Du mimétisme démagogique

Un Boris pensif (Photo AFP)

Un Boris pensif
(Photo AFP)

Ce XXIè siècle est riche de dangers de toutes sortes. Ils sont aggravés par le comportement de plus en plus irresponsable des leaders politiques. Jusqu’à présent, nos bonnes vieilles démocraties parlementaires avaient échappé à la démagogie, symptôme révélateur des régimes à la fois faibles et répressifs. Voilà maintenant que quelques pays autrefois immunisés contre les débordements sont à leur tour contaminés.
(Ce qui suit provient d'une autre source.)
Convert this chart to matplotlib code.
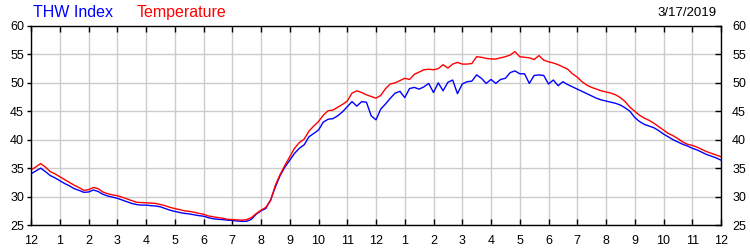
import numpy as np
import matplotlib
matplotlib.use('Agg')
import matplotlib.pyplot as plt

# readings every 10 minutes, midnight to midnight
TEMPERATURE = [
    34.7, 35.2, 35.8, 35.2, 34.4, 34.0,
    33.5, 33.0, 32.5, 32.0, 31.6, 31.1,
    31.2, 31.6, 31.4, 30.8, 30.5, 30.3,
    30.15, 29.9, 29.6, 29.3, 29.0, 28.95,
    28.9, 28.85, 28.8, 28.6, 28.4, 28.1,
    27.9, 27.7, 27.5, 27.4, 27.25, 27.05,
    26.9, 26.6, 26.45, 26.3, 26.2, 26.0,
    25.95, 25.9, 25.85, 25.95, 26.3, 27.0,
    27.6, 28.1, 29.3, 32.0, 33.9, 35.5,
    37.0, 38.5, 39.5, 40.1, 41.5, 42.4,
    43.2, 44.3, 45.1, 45.2, 45.7, 46.2,
    46.8, 48.2, 48.6, 48.3, 47.9, 47.6,
    47.3, 47.8, 49.0, 49.8, 50.0, 50.4,
    50.8, 50.6, 51.5, 51.9, 52.3, 52.4,
    52.3, 52.5, 53.2, 52.6, 53.3, 53.6,
    53.3, 53.3, 53.4, 54.6, 54.5, 54.3,
    54.2, 54.2, 54.4, 54.6, 54.9, 55.5,
    54.6, 54.5, 54.4, 54.1, 54.8, 54.0,
    53.7, 53.5, 53.2, 52.8, 52.4, 51.6,
    51.0, 50.2, 49.6, 49.2, 48.9, 48.6,
    48.4, 48.2, 47.9, 47.4, 46.7, 45.7,
    45.0, 44.3, 43.8, 43.4, 42.9, 42.3,
    41.7, 41.1, 40.7, 40.2, 39.6, 39.2,
    39.0, 38.7, 38.3, 37.9, 37.6, 37.3,
    37.0,
]
THW_INDEX = [
    34.0, 34.5, 35.0, 34.4, 33.7, 33.3,
    32.8, 32.3, 31.9, 31.4, 31.1, 30.75,
    30.8, 31.15, 30.9, 30.4, 30.1, 29.9,
    29.7, 29.4, 29.1, 28.8, 28.6, 28.5,
    28.5, 28.4, 28.35, 28.2, 27.9, 27.6,
    27.4, 27.2, 27.05, 26.95, 26.8, 26.65,
    26.55, 26.3, 26.1, 26.0, 25.95, 25.85,
    25.8, 25.7, 25.65, 25.65, 26.0, 26.9,
    27.5, 27.9, 29.4, 31.7, 33.7, 35.2,
    36.4, 37.6, 38.5, 39.1, 40.5, 41.1,
    41.7, 43.1, 43.6, 43.7, 44.2, 44.9,
    45.8, 46.7, 45.9, 46.7, 46.6, 44.2,
    43.5, 45.4, 46.3, 47.3, 48.2, 48.5,
    47.4, 49.0, 49.2, 48.9, 49.3, 49.9,
    48.3, 50.0, 48.6, 50.1, 50.5, 48.1,
    49.8, 50.2, 50.3, 51.4, 50.8, 49.9,
    50.6, 49.9, 50.6, 50.8, 51.8, 52.1,
    51.6, 51.6, 49.9, 51.3, 51.4, 51.3,
    49.8, 50.5, 49.5, 50.2, 49.7, 49.3,
    48.9, 48.5, 48.1, 47.7, 47.3, 47.0,
    46.8, 46.6, 46.4, 46.1, 45.6, 45.0,
    43.9, 43.2, 42.7, 42.4, 42.1, 41.6,
    41.0, 40.5, 40.0, 39.6, 39.2, 38.9,
    38.5, 38.2, 37.8, 37.4, 37.1, 36.8,
    36.4,
]
HOUR_LABELS = ['12', '1', '2', '3', '4', '5', '6', '7', '8', '9', '10', '11',
               '12', '1', '2', '3', '4', '5', '6', '7', '8', '9', '10', '11', '12']
Y_TICKS = [25, 30, 35, 40, 45, 50, 55, 60]
DATE = '3/17/2019'

plt.rcParams['font.family'] = ['Liberation Sans', 'DejaVu Sans']


def main():
    hours = np.arange(len(TEMPERATURE)) / 6.0
    fig = plt.figure(figsize=(7.5, 2.5), dpi=100)
    ax = fig.add_axes([31 / 750, 0.1, 690 / 750, 199 / 250])

    ax.plot(hours, THW_INDEX, color='#0000ff', lw=1.0)
    ax.plot(hours, TEMPERATURE, color='#ff0000', lw=1.0)

    ax.set_xlim(0, 24)
    ax.set_ylim(25, 60)
    ax.set_xticks(range(25))
    ax.set_xticklabels(HOUR_LABELS)
    ax.set_yticks(Y_TICKS)
    ax.grid(True, color='#cccccc', lw=1.0)
    ax.set_axisbelow(True)
    for s in ax.spines.values():
        s.set_color('black')
        s.set_linewidth(1.0)

    ax.tick_params(axis='x', which='both', direction='in', length=4, width=1,
                   top=True, labelsize=9, pad=7)
    ax.tick_params(axis='y', which='both', direction='out', length=3, width=1,
                   labelsize=9, pad=2)
    # right side labels
    ax2 = ax.twinx()
    ax2.set_ylim(25, 60)
    ax2.set_yticks(Y_TICKS)
    ax2.tick_params(axis='y', direction='in', length=4, width=1, labelsize=9, pad=8)
    for s in ax2.spines.values():
        s.set_visible(False)

    fig.text(33 / 750, 1 - 17 / 250, 'THW Index', color='#0000ff', fontsize=11.5,
             ha='left', va='baseline')
    fig.text(137 / 750, 1 - 17 / 250, 'Temperature', color='#ff0000', fontsize=11.5,
             ha='left', va='baseline')
    fig.text(717 / 750, 1 - 16 / 250, DATE, color='black', fontsize=9.5,
             ha='right', va='baseline')

    fig.savefig('out.png', dpi=100)


if __name__ == '__main__':
    main()
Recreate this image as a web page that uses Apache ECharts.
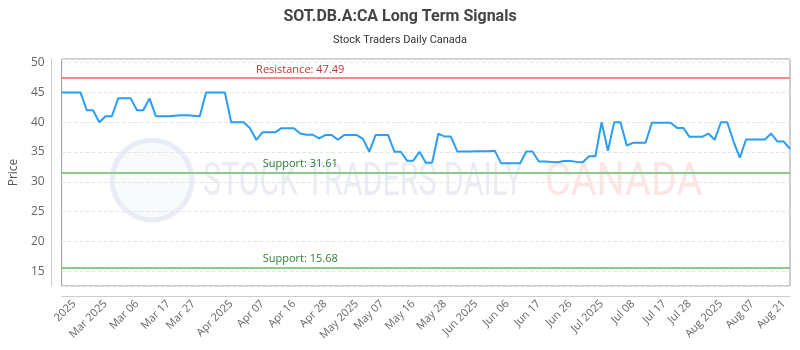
<!DOCTYPE html>
<html>
<head>
<meta charset="utf-8">
<script src="https://cdn.jsdelivr.net/npm/echarts@6/dist/echarts.min.js"></script>
<style>
  html, body { margin: 0; padding: 0; background: #fff; }
  #chart { width: 800px; height: 350px; }
</style>
</head>
<body>
<div id="chart"></div>
<script>
// closing prices, one per data point
const prices = [
  45, 45, 45, 45, 42, 42, 40, 41, 41, 44,
  44, 44, 42, 42, 44, 41, 41, 41, 41.1, 41.15,
  41.15, 41.1, 41, 45, 45, 45, 45, 40, 40, 40,
  39, 37.05, 38.3, 38.3, 38.3, 39, 39, 39, 38.1, 37.9,
  37.9, 37.3, 37.85, 37.85, 37.05, 37.85, 37.85, 37.85, 37.2, 35.05,
  37.85, 37.85, 37.85, 35.05, 35.05, 33.55, 33.55, 35.05, 33.2, 33.2,
  38.1, 37.6, 37.6, 35.1, 35.1, 35.1, 35.15, 35.15, 35.15, 35.2,
  33.1, 33.1, 33.1, 33.1, 35.1, 35.1, 33.4, 33.4, 33.35, 33.3,
  33.5, 33.5, 33.35, 33.3, 34.3, 34.3, 40, 35.2, 40, 40,
  36.1, 36.55, 36.55, 36.55, 39.9, 39.9, 39.9, 39.9, 39.05, 39.05,
  37.55, 37.55, 37.55, 38.1, 37.05, 40, 40, 36.8, 34.05, 37.1,
  37.1, 37.1, 37.1, 38.1, 36.75, 36.75, 35.55
];

// x tick labels and the data point each one sits on
const tickLabels = ['2025', 'Mar 2025', 'Mar 06', 'Mar 17', 'Mar 27', 'Apr 2025', 'Apr 07', 'Apr 16',
  'Apr 28', 'May 2025', 'May 07', 'May 16', 'May 28', 'Jun 2025', 'Jun 06', 'Jun 17', 'Jun 26',
  'Jul 2025', 'Jul 08', 'Jul 17', 'Jul 28', 'Aug 2025', 'Aug 07', 'Aug 21'];
const tickIndex = [2, 7, 12, 17, 21, 27, 32, 37, 42, 47, 51, 56, 61, 66, 71, 76, 81, 86, 91, 96, 100, 105, 110, 115];

const resistance = [47.49];
const supports = [31.61, 15.68];
const labelAt = 38; // data point under the level labels

const categories = prices.map((p, i) => String(i));

const chart = echarts.init(document.getElementById('chart'));

const option = {
  animation: false,
  title: {
    text: 'SOT.DB.A:CA Long Term Signals',
    subtext: 'Stock Traders Daily Canada',
    left: 'center',
    top: 4,
    itemGap: 10,
    textStyle: { fontFamily: 'Roboto', fontSize: 16, fontWeight: 'bold', color: '#444' },
    subtextStyle: { fontFamily: 'Roboto', fontSize: 11, color: '#333' }
  },
  grid: { left: 60, right: 10, top: 59, bottom: 64, show: true, borderColor: '#999', borderWidth: 1 },
  // faint watermark behind the plot
  graphic: [
    {
      type: 'circle', z: -1, silent: true,
      shape: { cx: 152, cy: 180, r: 40 },
      style: { fill: 'rgba(200,210,230,0.12)', stroke: 'rgba(190,200,225,0.3)', lineWidth: 5 }
    },
    {
      type: 'text', z: -1, silent: true, x: 203, y: 160, scaleX: 0.66,
      style: { text: 'STOCK TRADERS DAILY', fontFamily: 'Roboto', fontSize: 46, verticalAlign: 'top',
        fill: 'rgba(200,208,228,0.4)' }
    },
    {
      type: 'text', z: -1, silent: true, x: 545, y: 160, scaleX: 0.86,
      style: { text: 'CANADA', fontFamily: 'Roboto', fontSize: 46, verticalAlign: 'top',
        fill: 'rgba(245,170,170,0.3)' }
    }
  ],
  xAxis: {
    type: 'category',
    data: categories,
    boundaryGap: false,
    offset: 10,
    axisLine: { lineStyle: { color: '#ccc' } },
    axisTick: { show: false },
    splitLine: { show: false },
    axisLabel: {
      rotate: 45,
      margin: 6,
      fontFamily: 'Open Sans',
      fontSize: 11,
      color: '#666',
      interval: (index) => tickIndex.includes(index),
      formatter: (value, index) => tickLabels[tickIndex.indexOf(index)] || ''
    }
  },
  yAxis: {
    type: 'value',
    min: 12.54,
    max: 50.6,
    splitNumber: 8,
    offset: 10,
    name: 'Price',
    nameLocation: 'middle',
    nameGap: 30,
    nameTextStyle: { fontFamily: 'Open Sans', fontSize: 12, color: '#555' },
    axisLine: { show: true, lineStyle: { color: '#ccc' } },
    axisTick: { show: false },
    axisLabel: {
      showMinLabel: false, showMaxLabel: false,
      margin: 7, fontFamily: 'Open Sans', fontSize: 12, color: '#666'
    },
    splitLine: { lineStyle: { type: 'dashed', color: '#e6e6e6' } }
  },
  series: [
    {
      type: 'line',
      data: prices,
      showSymbol: false,
      lineStyle: { color: '#2a9df4', width: 2 },
      itemStyle: { color: '#2a9df4' },
      markLine: {
        silent: true,
        symbol: 'none',
        label: { show: false },
        data: [
          { yAxis: resistance[0], lineStyle: { color: '#f08c8c', width: 2, type: 'solid' } },
          { yAxis: supports[0], lineStyle: { color: '#8cc98c', width: 2, type: 'solid' } },
          { yAxis: supports[1], lineStyle: { color: '#8cc98c', width: 2, type: 'solid' } }
        ]
      },
      markPoint: {
        silent: true,
        symbol: 'circle',
        symbolSize: 0,
        label: { show: true, position: 'inside', offset: [0, -8], fontFamily: 'Open Sans', fontSize: 11 },
        data: [
          { coord: [labelAt, resistance[0]], value: 'Resistance: ' + resistance[0],
            label: { color: '#b03a3a' } },
          { coord: [labelAt, supports[0]], value: 'Support: ' + supports[0],
            label: { color: '#2e7d32' } },
          { coord: [labelAt, supports[1]], value: 'Support: ' + supports[1],
            label: { color: '#2e7d32' } }
        ]
      }
    }
  ]
};

chart.setOption(option);
</script>
</body>
</html>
CE QUI vous vaut cette réflexion introductive, c’est un discours de Boris Johnson, ex-maire de Londres, engagé aujourd’hui dans une campagne frénétique en faveur du Brexit. M. Johnson est connu pour ses frasques et ses propos à l’emporte-pièce, ses comportements ludiques et excentriques, et une coiffure qui n’est pas loin de ressembler à celle de Donald Trump. Mais si M. Johnson est un personnage loufoque, ce n’est pas du tout un imbécile. Non seulement il a réussi à se faire élire maire de Londres, ravissant à un autre démagogue, Ken Livingston, un poste convoité, mais il a écrit sur Winston Churchill un livre considéré comme remarquable. Il peut avoir pensé que son succès provenait de ses practical jokes et de ses facéties. Mais, dans sa bataille pour la rupture du Royaume-Uni avec l’Union européenne, qui, en réalité, traduit son désir de remplacer David Cameron à la tête du gouvernement, il semble avoir estimé que quelques palinodies ne suffiraient pas. Le voilà donc qui compare l’Union européenne aux projets qu’ont pu nourrir Napoléon, puis Hitler : le rassemblement par la force et sous un seul dictateur des pays européens. Tollé dans son parti et en dehors, scandale, consternation. Et, lors de la visite de Barack Obama à Londres, il a expliqué que le soutien du président des États-Unis au maintien de la Grande-Bretagne dans l’Union correspondait à « l’aversion ancestrale pour l’Empire britannique d’un président en partie kenyan » .

Purs mensonges.

Jusqu’à présent, Boris Johnson faisait rire. On croyait même déceler dans ses provocations le désir de bousculer le conservatisme empesé des Anglais, la recherche d’une façon plus décomplexée de faire de la politique, une adaptation aux critères modernes de la fonction exécutive. On déchante. M. Johnson ment et sait qu’il ment. Il sait que l’Union européenne n’est née d’aucune contrainte mais d’une volonté d’en finir au contraire avec toutes les dérives autoritaires, d’élargir le concept de citoyenneté à l’Europe, d’accorder de l’importance non plus au simple exercice du pouvoir, mais aux libertés individuelles, à la culture, aux échanges, à la fraternité entre les peuples. Il suffisait de lui clouer le bec, mais M. Cameron, qui s’est lui-même engagé dans cette désastreuse affaire du Brexit, n’a pas trouvé les mots, un peu comme s’il ne voulait pas révéler au public que les déclarations de M. Johnson, c’est la musique accompagnant le match de boxe qui les oppose.

Un modèle : Trump.

Le pire, c’est que M. Johnson n’est pas le seul exemple de cette calamité langagière, où Donald Trump s’est précipité bien avant lui. Comment la plus grande démocratie du monde, aux institutions d’une solidité exemplaire, peut donner naissance à un animal aussi bizarre, c’est un mystère qui ne peut s’expliquer que par le manque d’éducation politique de populations promptes à se satisfaire de la simplification et de l’amalgame, sans en discerner les périls. Le plus ennuyeux peut-être, c’est que le délitement progressif de nos démocraties, européennes et américaine, nous prive de l’efficacité de notre sens critique quand nous avons à juger du mode de gouvernement de Vladimir Poutine où du penchant ultra-conservateur de la Pologne, ou encore du naufrage idéologique autrichien. Allez donc leur donner des leçons quand vous avez vous-même à gérer des clowns comme Donald ou Boris ! Pour convaincre le peuple qu’il ne doit pas se laisser emberlificoter par ces bateleurs de la pire espèce, rappelez-lui seulement que MM. Trump et Poutine éprouvent l’un pour l’autre une estime réciproque. Là, c’est clair : c’est ce que j’appellerai le cynisme à deux têtes.